Visas, visas and more visas

Approximately six weeks before our estimated day of departure we realised it was high time we started thinking seriously about the visas we needed. We’d glanced at the embassy websites before, but now we really had to fill in those forms. At a quick glance we thought we needed visas for Belarus, Russia, Mongolia and China. We were pretty sure we’d left enough time.

In trying to sort out our freighter travel from Asia to North America we unfortunately discovered there weren’t any direct ships to Canada, the last having stopped running in April. There also weren’t any freighters we could board in China, since we’re not planning on doing business there. This meant we’d have to add the additional country of South Korea to our itinerary. Thankfully the South Koreans are a generous bunch and no visa is required (as far as we can work out!). Freighters run from South Korea to Mexico or the US.

What really set us worrying though was an email we received from a freighter agent in Germany stating that we needed a B2 tourist visa for the US, instead of the normal visa waiver since freighters are unauthorised carriers. We then attempted to disprove this by looking into the list of authorised carriers on the US government website. With great triumph we discovered ‘NSB Niederelbe Schiffahrt Gesellschraft MBH & Co.’ on the list. Presumably this was the freighter company we were planning on going with, despite the spelling mistake. Our excitement was short-lived as Outi from NSB told us that the visa waiver does apply to freighter passengers, but only those arriving on the East Coast. Clearly we’d planned this trip the wrong way round.

We did briefly consider going across the Atlantic instead, but we’d really set our hearts on the Trans-Siberian and we couldn’t bail out now. Arriving in Mexico was another option and Ensenada did look like a pretty nice place. If we arrived into Mexico we could just toodle across the border on the visa waiver. Sadly, that shipping service finishes on the 30th of June. Flying to South Korea to catch that freighter clearly wasn’t an option. So it looked like we’d just have to face this head on and get the visa.
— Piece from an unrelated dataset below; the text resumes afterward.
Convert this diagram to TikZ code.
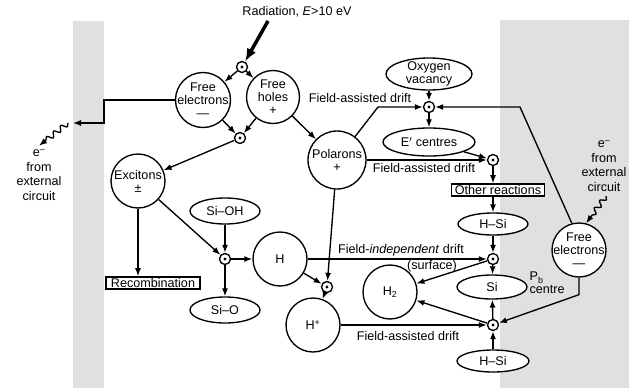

The US visa would involve a trip to London and an additional week without our passports. We put together a spreadsheet to see how we could squeeze all the visa applications in. Transiting on the night train through Belarus was not going to happen, the visa wouldn’t get here in time. Instead we decided we’d amble leisurely through the Baltics, going up through the visa-less nations of Lithuania, Latvia and Estonia. Now we needed to get four visas, but even then that was pushing it a bit. Getting the Chinese visa was like a dream, sent off and came back in five working days as planned. Next up was the US visa, but that deserves a post of its own... When our passports come back tomorrow we’ll send off the Russian application and the Mongolian one will have to wait till we get to Berlin, or somewhere else along the tracks. And if the worst comes to the worst we’ll just have to go to Vladivostok instead.